* _Task details_
From the first line of the data down to and including the line with "var yTicks = ['0.0', '0.2', '0.4', '0.6', '0.8', '1.0'];", copy everything exactly, leaving out pictures.

## Begin

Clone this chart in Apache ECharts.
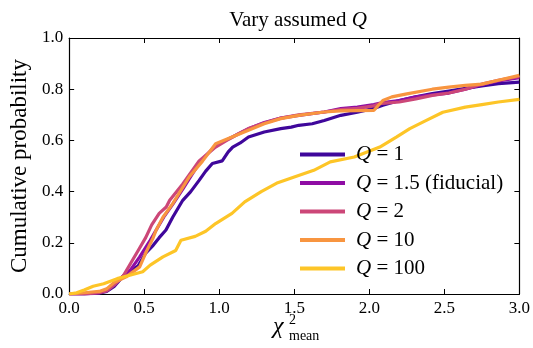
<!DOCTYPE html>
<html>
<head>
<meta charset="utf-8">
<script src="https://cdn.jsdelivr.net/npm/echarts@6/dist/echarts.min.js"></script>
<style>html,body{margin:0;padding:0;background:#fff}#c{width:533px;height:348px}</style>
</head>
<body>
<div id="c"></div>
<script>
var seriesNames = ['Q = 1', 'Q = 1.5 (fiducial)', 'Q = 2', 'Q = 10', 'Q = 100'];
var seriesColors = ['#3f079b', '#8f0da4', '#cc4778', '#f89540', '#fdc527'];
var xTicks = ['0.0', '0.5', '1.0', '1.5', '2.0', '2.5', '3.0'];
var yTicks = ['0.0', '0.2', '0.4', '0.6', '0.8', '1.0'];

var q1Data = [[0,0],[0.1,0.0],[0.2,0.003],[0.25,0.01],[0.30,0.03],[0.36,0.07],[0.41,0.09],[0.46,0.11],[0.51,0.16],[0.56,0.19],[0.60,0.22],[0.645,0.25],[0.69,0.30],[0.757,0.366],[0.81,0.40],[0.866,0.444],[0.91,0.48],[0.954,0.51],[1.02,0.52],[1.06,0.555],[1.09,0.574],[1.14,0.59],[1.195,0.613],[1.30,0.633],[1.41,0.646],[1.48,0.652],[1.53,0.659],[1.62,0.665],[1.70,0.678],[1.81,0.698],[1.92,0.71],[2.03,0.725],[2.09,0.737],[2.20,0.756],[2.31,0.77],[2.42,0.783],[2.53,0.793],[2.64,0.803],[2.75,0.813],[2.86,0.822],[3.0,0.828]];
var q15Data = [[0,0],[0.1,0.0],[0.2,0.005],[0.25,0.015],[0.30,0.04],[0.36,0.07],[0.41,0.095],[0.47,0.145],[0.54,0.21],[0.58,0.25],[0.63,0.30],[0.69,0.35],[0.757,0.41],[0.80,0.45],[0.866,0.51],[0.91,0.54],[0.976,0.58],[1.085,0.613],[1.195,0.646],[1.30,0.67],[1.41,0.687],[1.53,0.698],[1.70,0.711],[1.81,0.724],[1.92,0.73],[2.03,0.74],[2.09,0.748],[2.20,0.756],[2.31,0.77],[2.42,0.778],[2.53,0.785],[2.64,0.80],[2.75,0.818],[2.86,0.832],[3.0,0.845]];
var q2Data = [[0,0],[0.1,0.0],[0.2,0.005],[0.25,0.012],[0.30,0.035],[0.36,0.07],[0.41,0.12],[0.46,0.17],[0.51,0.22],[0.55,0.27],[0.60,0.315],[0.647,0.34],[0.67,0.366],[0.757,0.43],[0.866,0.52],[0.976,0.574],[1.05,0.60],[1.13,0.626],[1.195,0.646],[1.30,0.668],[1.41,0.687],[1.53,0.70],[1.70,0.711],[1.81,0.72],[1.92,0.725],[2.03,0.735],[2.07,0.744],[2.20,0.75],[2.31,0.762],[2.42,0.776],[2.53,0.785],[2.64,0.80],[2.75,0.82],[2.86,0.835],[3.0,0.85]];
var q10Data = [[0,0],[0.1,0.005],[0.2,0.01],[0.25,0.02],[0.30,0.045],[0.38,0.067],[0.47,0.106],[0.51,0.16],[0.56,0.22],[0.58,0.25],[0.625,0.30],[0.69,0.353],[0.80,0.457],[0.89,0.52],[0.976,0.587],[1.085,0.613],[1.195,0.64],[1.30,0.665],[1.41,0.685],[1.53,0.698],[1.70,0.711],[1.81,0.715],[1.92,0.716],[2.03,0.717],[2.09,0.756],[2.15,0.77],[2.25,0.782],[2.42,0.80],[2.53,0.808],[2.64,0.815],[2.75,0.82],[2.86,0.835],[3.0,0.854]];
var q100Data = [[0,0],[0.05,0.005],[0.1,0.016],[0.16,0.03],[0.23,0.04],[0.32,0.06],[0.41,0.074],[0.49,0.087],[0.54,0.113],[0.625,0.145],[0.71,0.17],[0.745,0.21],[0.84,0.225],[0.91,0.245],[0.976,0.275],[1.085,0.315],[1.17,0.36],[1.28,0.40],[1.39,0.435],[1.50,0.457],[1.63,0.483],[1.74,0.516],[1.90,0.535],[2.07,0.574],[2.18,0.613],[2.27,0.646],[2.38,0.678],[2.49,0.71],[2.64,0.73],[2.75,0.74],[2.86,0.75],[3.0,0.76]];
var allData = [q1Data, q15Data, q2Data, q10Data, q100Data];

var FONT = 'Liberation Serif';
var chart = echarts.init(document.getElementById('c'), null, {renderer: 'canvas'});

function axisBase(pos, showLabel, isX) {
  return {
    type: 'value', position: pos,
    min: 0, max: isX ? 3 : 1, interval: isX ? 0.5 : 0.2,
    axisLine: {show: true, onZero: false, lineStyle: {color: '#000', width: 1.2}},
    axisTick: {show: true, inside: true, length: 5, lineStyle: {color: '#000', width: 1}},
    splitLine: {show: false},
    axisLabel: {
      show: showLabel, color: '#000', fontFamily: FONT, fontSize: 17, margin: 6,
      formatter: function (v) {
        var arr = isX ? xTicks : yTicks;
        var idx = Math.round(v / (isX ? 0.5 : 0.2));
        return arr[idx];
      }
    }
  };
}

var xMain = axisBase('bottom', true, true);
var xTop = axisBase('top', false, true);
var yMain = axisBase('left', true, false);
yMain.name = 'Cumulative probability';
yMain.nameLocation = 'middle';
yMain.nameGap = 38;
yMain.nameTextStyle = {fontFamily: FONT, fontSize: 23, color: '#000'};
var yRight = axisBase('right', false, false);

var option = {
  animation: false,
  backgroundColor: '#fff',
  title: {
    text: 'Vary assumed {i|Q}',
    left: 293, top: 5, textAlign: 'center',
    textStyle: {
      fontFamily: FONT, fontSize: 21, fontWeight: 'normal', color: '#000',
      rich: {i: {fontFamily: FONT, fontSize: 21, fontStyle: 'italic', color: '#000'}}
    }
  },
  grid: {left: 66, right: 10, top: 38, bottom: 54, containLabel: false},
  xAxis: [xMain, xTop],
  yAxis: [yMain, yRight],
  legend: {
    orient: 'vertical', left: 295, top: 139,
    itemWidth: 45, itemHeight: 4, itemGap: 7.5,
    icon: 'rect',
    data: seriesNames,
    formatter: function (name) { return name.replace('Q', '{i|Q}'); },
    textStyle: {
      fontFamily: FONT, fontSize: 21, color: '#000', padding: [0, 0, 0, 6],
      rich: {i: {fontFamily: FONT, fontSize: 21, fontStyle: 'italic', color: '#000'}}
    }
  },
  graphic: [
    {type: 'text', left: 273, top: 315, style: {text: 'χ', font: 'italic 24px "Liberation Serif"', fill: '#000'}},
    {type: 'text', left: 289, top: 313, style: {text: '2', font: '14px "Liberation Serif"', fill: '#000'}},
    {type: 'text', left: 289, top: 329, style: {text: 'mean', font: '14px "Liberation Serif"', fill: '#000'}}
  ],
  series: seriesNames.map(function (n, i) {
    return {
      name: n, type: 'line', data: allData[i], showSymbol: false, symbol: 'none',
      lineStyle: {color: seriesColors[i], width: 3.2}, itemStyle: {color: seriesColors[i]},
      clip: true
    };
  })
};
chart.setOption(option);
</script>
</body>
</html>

## End

* _Task solution_
Clone this chart in Apache ECharts.
<!DOCTYPE html>
<html>
<head>
<meta charset="utf-8">
<script src="https://cdn.jsdelivr.net/npm/echarts@6/dist/echarts.min.js"></script>
<style>html,body{margin:0;padding:0;background:#fff}#c{width:533px;height:348px}</style>
</head>
<body>
<div id="c"></div>
<script>
var seriesNames = ['Q = 1', 'Q = 1.5 (fiducial)', 'Q = 2', 'Q = 10', 'Q = 100'];
var seriesColors = ['#3f079b', '#8f0da4', '#cc4778', '#f89540', '#fdc527'];
var xTicks = ['0.0', '0.5', '1.0', '1.5', '2.0', '2.5', '3.0'];
var yTicks = ['0.0', '0.2', '0.4', '0.6', '0.8', '1.0'];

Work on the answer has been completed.